Put the roasted vegetables, garlic and mushrooms in bowls and pass the horseradish sauce and/or aioli separately. Serve with twice baked potatoes or new potatoes and dill and greens, whether a vegetable or salad.

Finish by sprinkling with a green herb, such as tarragon and/or thyme leaves — then bonhomie, baby.

And to all, a good night.

Basic Vinaigrette

February 3, 2009

Vinegar, the son of wine.
~Proverb

Like sandwiches, vinaigrettes always taste better if someone else makes them. So, have a friend or lover whisk up this simple version for you. For use on salads, cold roasted vegetables, even as a marinade for grilled chicken…you name it.

Some maintain that vinegar was discovered when wine was inadvertently left to sour. This resulting in the first batch of full bodied wine vinegar. The Talmud, a central text of mainstream Judaism, refers to a wicked son of a righteous father as a “vinegar son of wine.” The word vinegar is derived from the French word vinagere, which literally means sour wine.

Given the overt simplicity of the ingredients, good quality vinegars and olive oil are much preferred, even mandated.

BASIC VINAIGRETTE

2 T sherry vinegar
2 T red wine vinegar
2 T French Dijon mustard
Sea salt to taste

1-1 1/2 C extra virgin olive oil

Whisking gently, combine sherry and red wine vinegars, mustard and salt in a bowl. Whisking more vigorously, slowly add olive oil to create an emulsion. Taste for seasoning with a component of the food it will dress, such as a lettuce leaf or vegetable.

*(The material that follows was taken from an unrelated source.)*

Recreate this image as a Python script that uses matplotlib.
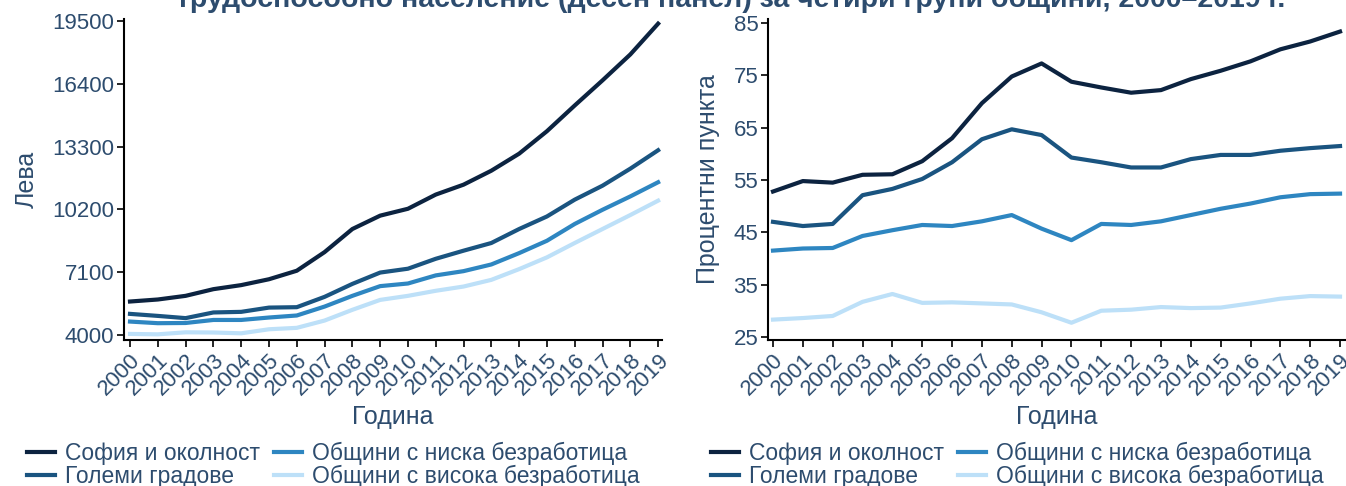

Pourboire: to vary, add or replace with any of the following: hazelnut oil, walnut oil, balsamic vinegar, champagne vinegar, citrus, smashed garlic, finely diced shallots, fresh chopped or whole herbs, whisked egg yolk, freshly ground pepper, white pepper, a dash of cayenne pepper…the possibilities are almost endless.

Store in a bottle or cruet in the refrigerator and shake or whisk at serving time.